Perhaps Cranston hasn’t heard of Moodle. Moodle – modular object-oriented dynamic learning environment – is an open source software package used by more than four million people in 150 countries. It is designed to enable users and educators to create online courses quickly and easily.

B.C.’s Royal Roads University recently announced it is converting 76 of its online courses to the Moodle platform over the next six months. Carrie Spencer, acting CIO at Royal Roads, which delivers its graduate and undergraduate programs online and in short residencies to students around the globe, had been using a system it had developed in-house. That worked well enough until recently, Spencer says, but it wasn’t sustainable, so Royal Roads went to the open source community. Using an open source platform will be more cost-effective for the school in the long run, she says, although there were some costs involved in the customization of the Moodle interface.

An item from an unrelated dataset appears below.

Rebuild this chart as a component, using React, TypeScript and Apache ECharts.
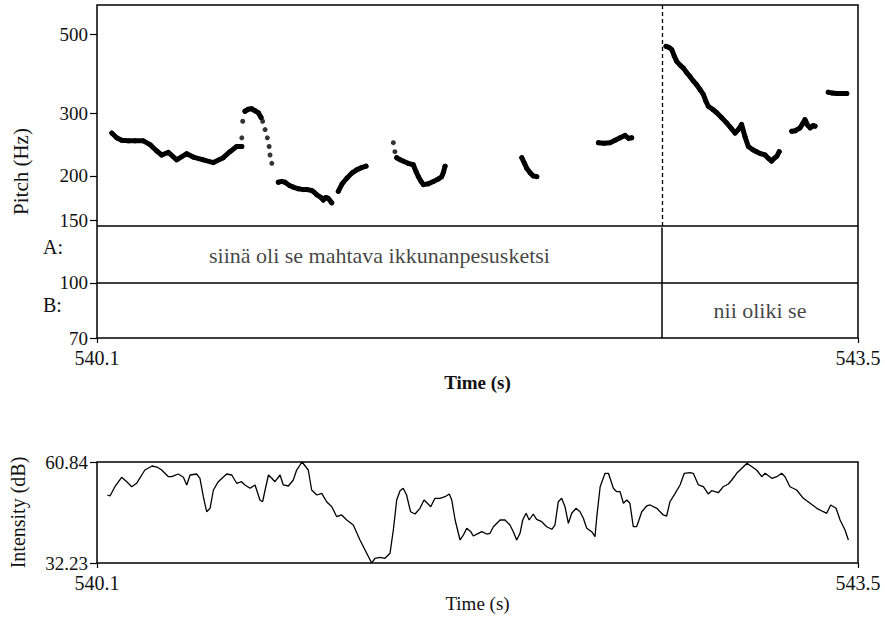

Open source, although not new, is still an emerging technology in the education sector. Many institutions, from the elementary school sector upwards, have at least looked at it as a means of cutting costs.

Some, however, like Brad Biehn, director of information systems at Louis Riel School District in Winnipeg, have found that’s not necessarily the case. Biehn says when Louis Riel was created from the amalgamation of two separate school boards, it was the opportune moment to rethink the schools’ systems. “We had a hodgepodge of equipment, and because neither organization’s structure would scale up to the new one, we had to find new ones,” he says. “We looked at Linux as an opportunity, we looked at Microsoft, and because one of the legacy divisions was on Macintosh, we looked at server offerings there as well. Because we’re public sector, cost was a very important thing for us to consider.”

After six months of running tests, Biehn came to the conclusion Windows 2003 Server would provide a more secure and stable environment.

“I was one of the strong pushers for Linux, because I wanted to spend more money putting more hardware in front of users,” he says. “So I thought the desktop could be free; the software is open source, the servers are open source, but when it came down to putting it together, we thought the user experience would be somewhat lacking.”